Cevap koca bir sessizlik maalesef.
Polis de yapsa şiddete karşıyım. Cezalandırma noktasında neden ayrımcılık yapılıyor?
Buradan şu sonucu çıkartıyorum;
Gerek medya, gerek siyasiler, gerek adli birimler el birliği ile Polisin itibarını yerle bir ettiler.
Gelinen nokta ise bir şüpheli şahsın “ Sen Kimsin lan” lafını çekinmeden söyleyebilme durumudur.
Değerli dostlarım; Polisler, Ütopyadan gelip de içimizde görev yapan insanlar değiller. İçimizden birileri. Komşumuzdan, akrabamızdan, sınıf arkadaşlarımızdan, kısacası bizden biri.
Polislerin bir vatandaşı şiddet uygularken izlendiğinde feryat figan olunuyor. İnsanlık dışı, cani-katil hatta küfreden bile oluyor. Peki, aynı hareket polise uygulanınca neden ses çıkmıyor? Bundan zevk alanları da ben insan diyemem.
Bir polisin çalışma saatini sordunuz mu hiç?

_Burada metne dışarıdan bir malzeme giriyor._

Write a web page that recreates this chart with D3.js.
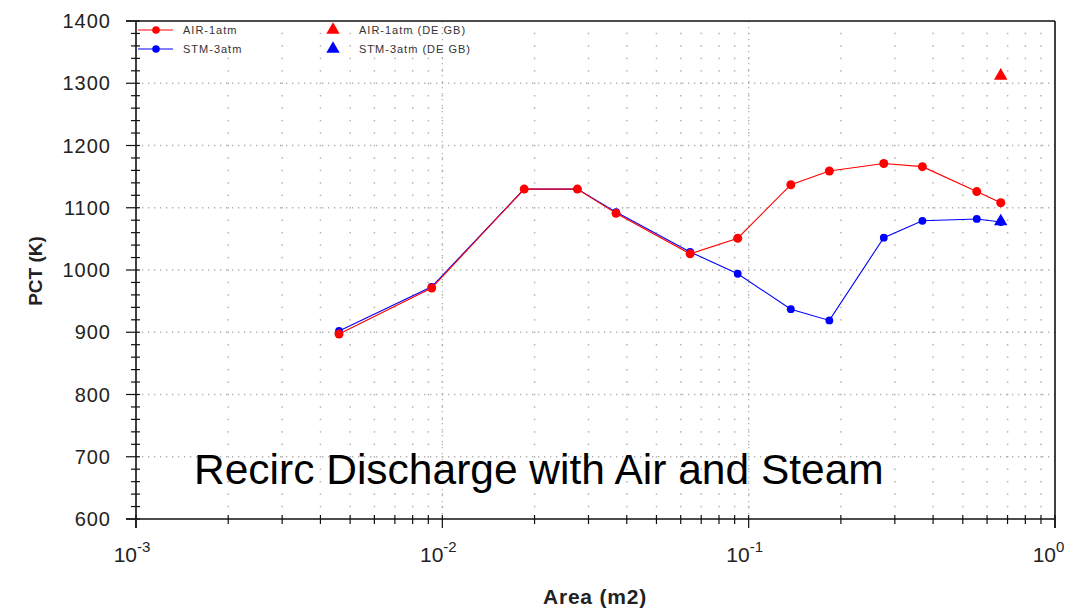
<!DOCTYPE html>
<html>
<head>
<meta charset="utf-8">
<script src="https://cdn.jsdelivr.net/npm/d3@7"></script>
<style>
  html, body { margin: 0; padding: 0; background: #fff; }
  svg { display: block; font-family: "Liberation Sans", Arial, sans-serif; }
</style>
</head>
<body>
<svg id="chart" width="1079" height="609"></svg>
<script>
// Break area (m2) for each case
const areas = [0.0046, 0.00923, 0.0185, 0.0276, 0.0369, 0.0644, 0.0921, 0.1373, 0.1834, 0.2761, 0.3691, 0.5555, 0.6653];
// Peak clad temperature (K)
const airPct = [897, 971, 1130, 1130, 1091, 1026, 1051, 1137, 1159, 1171, 1166, 1126, 1108];
const stmPct = [902, 973, 1130, 1130, 1093, 1029, 994, 937, 919, 1052, 1079, 1082, 1077];
// Double-ended guillotine break results
const degbArea = [0.665];
const airDegb = [1312];
const stmDegb = [1078];

const seriesNames = ["AIR-1atm", "STM-3atm", "AIR-1atm (DE GB)", "STM-3atm (DE GB)"];
const xDecades = [-3, -2, -1, 0];
const yTicks = [600, 700, 800, 900, 1000, 1100, 1200, 1300, 1400];
const chartTitle = "Recirc Discharge with Air and Steam";

const RED = "#ff0000", BLUE = "#0000ff";
const svg = d3.select("#chart");
const m = { left: 136, right: 1055, top: 21, bottom: 519 };

const x = d3.scaleLog().domain([1e-3, 1]).range([m.left, m.right]);
const y = d3.scaleLinear().domain([600, 1400]).range([m.bottom, m.top]);

// x tick positions: 1..9 within each decade
const xAll = [];
xDecades.slice(0, -1).forEach(d => {
  for (let k = 1; k <= 9; k++) xAll.push(k * Math.pow(10, d));
});
xAll.push(1);
const yMinor = d3.range(600, 1401, 20);

// grid: dotted major lines
const grid = svg.append("g");
xDecades.slice(1, -1).forEach(d => {
  grid.append("line")
    .attr("x1", x(Math.pow(10, d))).attr("x2", x(Math.pow(10, d)))
    .attr("y1", m.top).attr("y2", m.bottom)
    .attr("stroke", "#b0b0b0").attr("stroke-width", 1.3)
    .attr("stroke-dasharray", "1.3 4.7");
});
yTicks.slice(1, -1).forEach(v => {
  grid.append("line")
    .attr("x1", m.left).attr("x2", m.right)
    .attr("y1", y(v)).attr("y2", y(v))
    .attr("stroke", "#b0b0b0").attr("stroke-width", 1.3)
    .attr("stroke-dasharray", "1.3 4.7");
});
// minor grid: dots at minor intersections
const dots = [];
xAll.forEach(xv => yMinor.forEach(yv => {
  const px = x(xv), py = y(yv);
  if (px > m.left + 1 && px < m.right - 1 && py > m.top + 1 && py < m.bottom - 1) dots.push([px, py]);
}));
grid.selectAll("rect.dot").data(dots).join("rect")
  .attr("class", "dot")
  .attr("x", d => d[0] - 0.7).attr("y", d => d[1] - 0.7)
  .attr("width", 1.5).attr("height", 1.5)
  .attr("fill", "#b4b4b4");

// frame
const axisColor = "#111";
svg.append("line").attr("x1", m.left - 10).attr("x2", m.right).attr("y1", m.top).attr("y2", m.top)
  .attr("stroke", axisColor).attr("stroke-width", 1.6);
svg.append("line").attr("x1", m.right).attr("x2", m.right).attr("y1", m.top).attr("y2", m.bottom + 9)
  .attr("stroke", axisColor).attr("stroke-width", 1.6);
svg.append("line").attr("x1", m.left).attr("x2", m.left).attr("y1", m.top).attr("y2", m.bottom + 9)
  .attr("stroke", axisColor).attr("stroke-width", 1.6);
svg.append("line").attr("x1", m.left - 10).attr("x2", m.right).attr("y1", m.bottom).attr("y2", m.bottom)
  .attr("stroke", axisColor).attr("stroke-width", 1.6);

// y ticks
yMinor.forEach(v => {
  const major = v % 100 === 0;
  svg.append("line")
    .attr("x1", major ? m.left - 10 : m.left - 5).attr("x2", m.left + 4)
    .attr("y1", y(v)).attr("y2", y(v))
    .attr("stroke", axisColor).attr("stroke-width", 1.2);
});
svg.append("g").selectAll("text").data(yTicks).join("text")
  .attr("x", 111).attr("y", d => y(d)).attr("dy", "0.36em")
  .attr("text-anchor", "end")
  .attr("font-size", 20).attr("letter-spacing", 1).attr("fill", "#222")
  .text(d => d);

// x ticks
xAll.forEach(v => {
  const lg = Math.log10(v);
  const major = Math.abs(lg - Math.round(lg)) < 1e-9;
  svg.append("line")
    .attr("x1", x(v)).attr("x2", x(v))
    .attr("y1", m.bottom - 4).attr("y2", major ? m.bottom + 9 : m.bottom + 5)
    .attr("stroke", axisColor).attr("stroke-width", 1.2);
});
const xl = svg.append("g").selectAll("g").data(xDecades).join("g");
xl.append("text")
  .attr("x", d => x(Math.pow(10, d)) + 1).attr("y", 562)
  .attr("text-anchor", "end")
  .attr("font-size", 21).attr("fill", "#222")
  .text("10");
xl.append("text")
  .attr("x", d => x(Math.pow(10, d)) + 1).attr("y", 552)
  .attr("text-anchor", "start")
  .attr("font-size", 15).attr("fill", "#222")
  .text(d => d === 0 ? "0" : String(d));

// axis titles
svg.append("text")
  .attr("x", 595).attr("y", 604).attr("text-anchor", "middle")
  .attr("font-size", 21).attr("font-weight", "bold").attr("letter-spacing", 0.8).attr("fill", "#222")
  .text("Area (m2)");
svg.append("text")
  .attr("transform", "translate(42,271) rotate(-90)")
  .attr("text-anchor", "middle")
  .attr("font-size", 19).attr("font-weight", "bold").attr("fill", "#222")
  .text("PCT (K)");

// chart title inside the plot area
svg.append("text")
  .attr("x", 194).attr("y", 484)
  .attr("font-size", 42.5).attr("fill", "#000")
  .text(chartTitle);

// data series
const line = d3.line().x(d => x(d[0])).y(d => y(d[1]));
function drawSeries(vals, color, r) {
  const pts = areas.map((a, i) => [a, vals[i]]);
  svg.append("path").datum(pts)
    .attr("d", line).attr("fill", "none")
    .attr("stroke", color).attr("stroke-width", 1.1);
  svg.append("g").selectAll("circle").data(pts).join("circle")
    .attr("cx", d => x(d[0])).attr("cy", d => y(d[1])).attr("r", r)
    .attr("fill", color);
}
drawSeries(stmPct, BLUE, 3.9);
drawSeries(airPct, RED, 4.5);

const tri = d3.symbol().type(d3.symbolTriangle).size(78);
function drawTriangles(vals, color) {
  svg.append("g").selectAll("path").data(degbArea.map((a, i) => [a, vals[i]])).join("path")
    .attr("transform", d => `translate(${x(d[0])},${y(d[1])})`)
    .attr("d", tri).attr("fill", color);
}
drawTriangles(airDegb, RED);
drawTriangles(stmDegb, BLUE);

// legend
const legend = svg.append("g");
const rows = [
  { name: seriesNames[0], color: RED, ly: 30, kind: "line" },
  { name: seriesNames[1], color: BLUE, ly: 49, kind: "line" },
  { name: seriesNames[2], color: RED, ly: 30, kind: "tri" },
  { name: seriesNames[3], color: BLUE, ly: 49, kind: "tri" }
];
rows.forEach(r => {
  if (r.kind === "line") {
    legend.append("line").attr("x1", 138).attr("x2", 173).attr("y1", r.ly).attr("y2", r.ly)
      .attr("stroke", r.color).attr("stroke-width", 1.2);
    legend.append("circle").attr("cx", 156).attr("cy", r.ly).attr("r", 3.8).attr("fill", r.color);
    legend.append("text").attr("x", 183).attr("y", r.ly).attr("dy", "0.35em")
      .attr("font-size", 11).attr("letter-spacing", 1).attr("fill", "#333").text(r.name);
  } else {
    legend.append("path").attr("transform", `translate(333,${r.ly})`)
      .attr("d", tri).attr("fill", r.color);
    legend.append("text").attr("x", 359).attr("y", r.ly).attr("dy", "0.35em")
      .attr("font-size", 11).attr("letter-spacing", 1).attr("fill", "#333").text(r.name);
  }
});
</script>
</body>
</html>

Özellikle yazın sahil kesimde görev yapan bir polis ile sadece ayaküstü sohbet edin. Geceden gelmiştir ve o gün akşama kadar ek görev yazılmıştır. Dinlendiği saati siz hesaplayın. 12 saat gece çalışıyor eve geliyor 2-3 saatlik uyku ile göreve gidiyor akşama kadar. Sonra sabah tekrar 6 ya da 7 de görev alıyor. Çocuğu ile eşi ile ilgilenmek, vakit geçirmek yok.
Büyük şehirlerde özellikle Nevruz zamanında, derby maçlarında, mitinglerde çalışma saatlerini kendileri dahi unutuyorlar. Yedikleri kumanyalar küflü. Uykusuz ve yorgun vücutlar. Ödülü yok.
Bazı olaylar sonunda cüzi miktardaki taltifleri almayı bekleyenleri de ikinci ir sürpriz yapılıp taltifler verilmiyor. Ama bunun yanında alan da alıyor. Çektikleri eziyet ömür hanelerine bir çizik atıyor.
Görev dönüşü geçirilen kalp krizleri, polislerin nasıl bir sistem ile çalıştığının açık bir göstergesi değil mi?
Son bomba da 10 Nisan da zam alan asker, yine %20 lik bir iyileştirme zammı daha alarak Emniyet Teşkilatını şok etti. Kimsenin askere verilen parada asla gözü olamaz. Bu ülkenin huzurunu ve güvenini sağlayan her personel aldığı parayı hak ediyordur. Fakat isyan etme noktası, neden Polise gelince kesenin ağzı kapanıyor durumudur. Kaldı ki polis zam değil özlük haklarını istiyor. Fazla mesai ücretlerini, ek göstergelerin yükseltilmesini
kısacası, Orhun Kitabeleri zamanından kalma yasaların değişmesini istiyor.
Polis artık kaybettirilen itibarını kazanmak ve verilen sözlerin yerine getirilmesini istiyor.